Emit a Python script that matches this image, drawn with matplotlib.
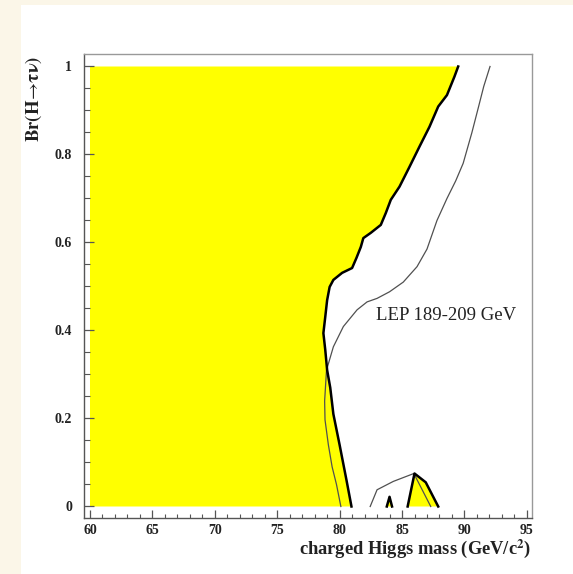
import matplotlib
matplotlib.use("Agg")
import matplotlib.pyplot as plt
from matplotlib.patches import Rectangle
from matplotlib.ticker import MultipleLocator, FixedLocator

plt.rcParams["mathtext.fontset"] = "stix"

# Observed exclusion boundary (thick), from Br=1 down to Br=0
obs_mass = [89.5, 89.2, 88.6, 87.9, 87.2, 86.4, 85.6, 84.8, 84.1, 83.7, 83.3,
            82.5, 81.9, 81.7, 81.35, 81.0, 80.2, 79.5, 79.2, 79.0, 78.85, 78.7,
            78.85, 79.0, 79.25, 79.5, 80.0, 80.55, 80.95]
obs_br = [1.0, 0.977, 0.935, 0.909, 0.863, 0.818, 0.772, 0.727, 0.697, 0.667,
          0.640, 0.622, 0.610, 0.590, 0.565, 0.542, 0.531, 0.515, 0.499, 0.469,
          0.431, 0.394, 0.356, 0.310, 0.270, 0.210, 0.140, 0.060, 0.0]

# Expected limit (thin), main branch
exp_mass = [92.05, 91.55, 91.1, 90.6, 90.1, 89.9, 89.3, 88.6, 87.8, 87.0, 86.2,
            85.1, 84.0, 83.0, 82.2, 81.4, 80.3, 79.5, 78.95, 78.8, 78.83, 79.1,
            79.4, 79.75, 80.1]
exp_br = [1.0, 0.955, 0.905, 0.85, 0.80, 0.78, 0.74, 0.70, 0.65, 0.585, 0.545,
          0.51, 0.488, 0.473, 0.465, 0.447, 0.409, 0.363, 0.31, 0.24, 0.197,
          0.14, 0.09, 0.05, 0.0]

# Expected limit (thin), small island at high mass
exp2_mass = [82.45, 83.0, 84.3, 85.95, 87.3]
exp2_br = [0.0, 0.038, 0.057, 0.075, 0.0]

# Small excluded islands (observed)
isl1_mass = [85.45, 86.0, 86.9, 87.9]
isl1_br = [0.0, 0.075, 0.055, 0.0]
isl2_mass = [83.78, 84.0, 84.2]
isl2_br = [0.0, 0.022, 0.0]

x_ticks = [60, 65, 70, 75, 80, 85, 90, 95]
y_ticks = [0, 0.2, 0.4, 0.6, 0.8, 1]
y_tick_labels = ["0", "0.2", "0.4", "0.6", "0.8", "1"]

YELLOW = "#ffff00"
SERIF = ["Liberation Serif", "DejaVu Serif"]

fig = plt.figure(figsize=(5.73, 5.74), dpi=100)
fig.patch.set_facecolor("#fbf6e8")
fig.add_artist(Rectangle((21 / 573, 0), 1 - 21 / 573, 1 - 5 / 574,
                         transform=fig.transFigure, facecolor="white",
                         edgecolor="none", zorder=0))

ax = fig.add_axes([84 / 573, 1 - 517.5 / 574, (531.7 - 84) / 573, (517.5 - 54) / 574])
ax.set_facecolor("white")
ax.set_xlim(59.52, 95.39)
ax.set_ylim(-0.025, 1.0284)

# Excluded region: from m=60 up to the observed boundary
ax.fill([60, 60] + obs_mass, [0, 1] + obs_br, color=YELLOW, lw=0, zorder=1)
ax.fill(isl1_mass, isl1_br, color=YELLOW, lw=0, zorder=1)
ax.fill(isl2_mass, isl2_br, color=YELLOW, lw=0, zorder=1)

ax.plot(exp_mass, exp_br, color="#505050", lw=0.9, zorder=2)
ax.plot(exp2_mass, exp2_br, color="#505050", lw=0.9, zorder=2)

for mx, by in [(obs_mass, obs_br), (isl1_mass, isl1_br), (isl2_mass, isl2_br)]:
    ax.plot(mx, by, color="black", lw=1.8, solid_joinstyle="round", zorder=3)

ax.text(82.92, 0.433, "LEP 189-209 GeV", family=SERIF, fontsize=13.5,
        va="center", ha="left", color="#222222")

# Axes styling
for side in ["top", "right"]:
    ax.spines[side].set_color("#999999")
    ax.spines[side].set_linewidth(1.0)
for side in ["left", "bottom"]:
    ax.spines[side].set_color("#555555")
    ax.spines[side].set_linewidth(1.0)

ax.xaxis.set_major_locator(FixedLocator(x_ticks))
ax.xaxis.set_minor_locator(MultipleLocator(1))
ax.yaxis.set_major_locator(FixedLocator(y_ticks))
ax.yaxis.set_minor_locator(MultipleLocator(0.05))
ax.set_yticklabels(y_tick_labels)

ax.tick_params(axis="x", which="major", direction="in", length=6, width=0.9,
               color="#555555", pad=5, top=False)
ax.tick_params(axis="x", which="minor", direction="in", length=3, width=0.8,
               color="#555555", top=False)
ax.tick_params(axis="y", which="major", direction="in", length=7, width=0.9,
               color="#555555", pad=8.5, right=False)
ax.tick_params(axis="y", which="minor", direction="in", length=4, width=0.8,
               color="#555555", right=False)

for lab in ax.get_xticklabels() + ax.get_yticklabels():
    lab.set_family(SERIF)
    lab.set_fontweight("bold")
    lab.set_fontsize(10)
    lab.set_color("#222222")

fig.text(531.7 / 573, 1 - 549 / 574, "charged Higgs mass (GeV/c$^{\\mathbf{2}}$)",
         family=SERIF, fontweight="bold", fontsize=13.3, ha="right", va="center",
         color="#222222")
fig.text(33.5 / 573, 1 - 98.5 / 574, "$\\mathbf{Br(H}\\!\\rightarrow\\!\\mathbf{τν)}$",
         fontsize=13.5, rotation=90, ha="center", va="center", color="#222222")

fig.savefig("out.png", dpi=100, facecolor=fig.get_facecolor())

***

BRIEF
Quote the full listing above word for word; exclude every picture from the copy.

FULL OUTPUT
Emit a Python script that matches this image, drawn with matplotlib.
import matplotlib
matplotlib.use("Agg")
import matplotlib.pyplot as plt
from matplotlib.patches import Rectangle
from matplotlib.ticker import MultipleLocator, FixedLocator

plt.rcParams["mathtext.fontset"] = "stix"

# Observed exclusion boundary (thick), from Br=1 down to Br=0
obs_mass = [89.5, 89.2, 88.6, 87.9, 87.2, 86.4, 85.6, 84.8, 84.1, 83.7, 83.3,
            82.5, 81.9, 81.7, 81.35, 81.0, 80.2, 79.5, 79.2, 79.0, 78.85, 78.7,
            78.85, 79.0, 79.25, 79.5, 80.0, 80.55, 80.95]
obs_br = [1.0, 0.977, 0.935, 0.909, 0.863, 0.818, 0.772, 0.727, 0.697, 0.667,
          0.640, 0.622, 0.610, 0.590, 0.565, 0.542, 0.531, 0.515, 0.499, 0.469,
          0.431, 0.394, 0.356, 0.310, 0.270, 0.210, 0.140, 0.060, 0.0]

# Expected limit (thin), main branch
exp_mass = [92.05, 91.55, 91.1, 90.6, 90.1, 89.9, 89.3, 88.6, 87.8, 87.0, 86.2,
            85.1, 84.0, 83.0, 82.2, 81.4, 80.3, 79.5, 78.95, 78.8, 78.83, 79.1,
            79.4, 79.75, 80.1]
exp_br = [1.0, 0.955, 0.905, 0.85, 0.80, 0.78, 0.74, 0.70, 0.65, 0.585, 0.545,
          0.51, 0.488, 0.473, 0.465, 0.447, 0.409, 0.363, 0.31, 0.24, 0.197,
          0.14, 0.09, 0.05, 0.0]

# Expected limit (thin), small island at high mass
exp2_mass = [82.45, 83.0, 84.3, 85.95, 87.3]
exp2_br = [0.0, 0.038, 0.057, 0.075, 0.0]

# Small excluded islands (observed)
isl1_mass = [85.45, 86.0, 86.9, 87.9]
isl1_br = [0.0, 0.075, 0.055, 0.0]
isl2_mass = [83.78, 84.0, 84.2]
isl2_br = [0.0, 0.022, 0.0]

x_ticks = [60, 65, 70, 75, 80, 85, 90, 95]
y_ticks = [0, 0.2, 0.4, 0.6, 0.8, 1]
y_tick_labels = ["0", "0.2", "0.4", "0.6", "0.8", "1"]

YELLOW = "#ffff00"
SERIF = ["Liberation Serif", "DejaVu Serif"]

fig = plt.figure(figsize=(5.73, 5.74), dpi=100)
fig.patch.set_facecolor("#fbf6e8")
fig.add_artist(Rectangle((21 / 573, 0), 1 - 21 / 573, 1 - 5 / 574,
                         transform=fig.transFigure, facecolor="white",
                         edgecolor="none", zorder=0))

ax = fig.add_axes([84 / 573, 1 - 517.5 / 574, (531.7 - 84) / 573, (517.5 - 54) / 574])
ax.set_facecolor("white")
ax.set_xlim(59.52, 95.39)
ax.set_ylim(-0.025, 1.0284)

# Excluded region: from m=60 up to the observed boundary
ax.fill([60, 60] + obs_mass, [0, 1] + obs_br, color=YELLOW, lw=0, zorder=1)
ax.fill(isl1_mass, isl1_br, color=YELLOW, lw=0, zorder=1)
ax.fill(isl2_mass, isl2_br, color=YELLOW, lw=0, zorder=1)

ax.plot(exp_mass, exp_br, color="#505050", lw=0.9, zorder=2)
ax.plot(exp2_mass, exp2_br, color="#505050", lw=0.9, zorder=2)

for mx, by in [(obs_mass, obs_br), (isl1_mass, isl1_br), (isl2_mass, isl2_br)]:
    ax.plot(mx, by, color="black", lw=1.8, solid_joinstyle="round", zorder=3)

ax.text(82.92, 0.433, "LEP 189-209 GeV", family=SERIF, fontsize=13.5,
        va="center", ha="left", color="#222222")

# Axes styling
for side in ["top", "right"]:
    ax.spines[side].set_color("#999999")
    ax.spines[side].set_linewidth(1.0)
for side in ["left", "bottom"]:
    ax.spines[side].set_color("#555555")
    ax.spines[side].set_linewidth(1.0)

ax.xaxis.set_major_locator(FixedLocator(x_ticks))
ax.xaxis.set_minor_locator(MultipleLocator(1))
ax.yaxis.set_major_locator(FixedLocator(y_ticks))
ax.yaxis.set_minor_locator(MultipleLocator(0.05))
ax.set_yticklabels(y_tick_labels)

ax.tick_params(axis="x", which="major", direction="in", length=6, width=0.9,
               color="#555555", pad=5, top=False)
ax.tick_params(axis="x", which="minor", direction="in", length=3, width=0.8,
               color="#555555", top=False)
ax.tick_params(axis="y", which="major", direction="in", length=7, width=0.9,
               color="#555555", pad=8.5, right=False)
ax.tick_params(axis="y", which="minor", direction="in", length=4, width=0.8,
               color="#555555", right=False)

for lab in ax.get_xticklabels() + ax.get_yticklabels():
    lab.set_family(SERIF)
    lab.set_fontweight("bold")
    lab.set_fontsize(10)
    lab.set_color("#222222")

fig.text(531.7 / 573, 1 - 549 / 574, "charged Higgs mass (GeV/c$^{\\mathbf{2}}$)",
         family=SERIF, fontweight="bold", fontsize=13.3, ha="right", va="center",
         color="#222222")
fig.text(33.5 / 573, 1 - 98.5 / 574, "$\\mathbf{Br(H}\\!\\rightarrow\\!\\mathbf{τν)}$",
         fontsize=13.5, rotation=90, ha="center", va="center", color="#222222")

fig.savefig("out.png", dpi=100, facecolor=fig.get_facecolor())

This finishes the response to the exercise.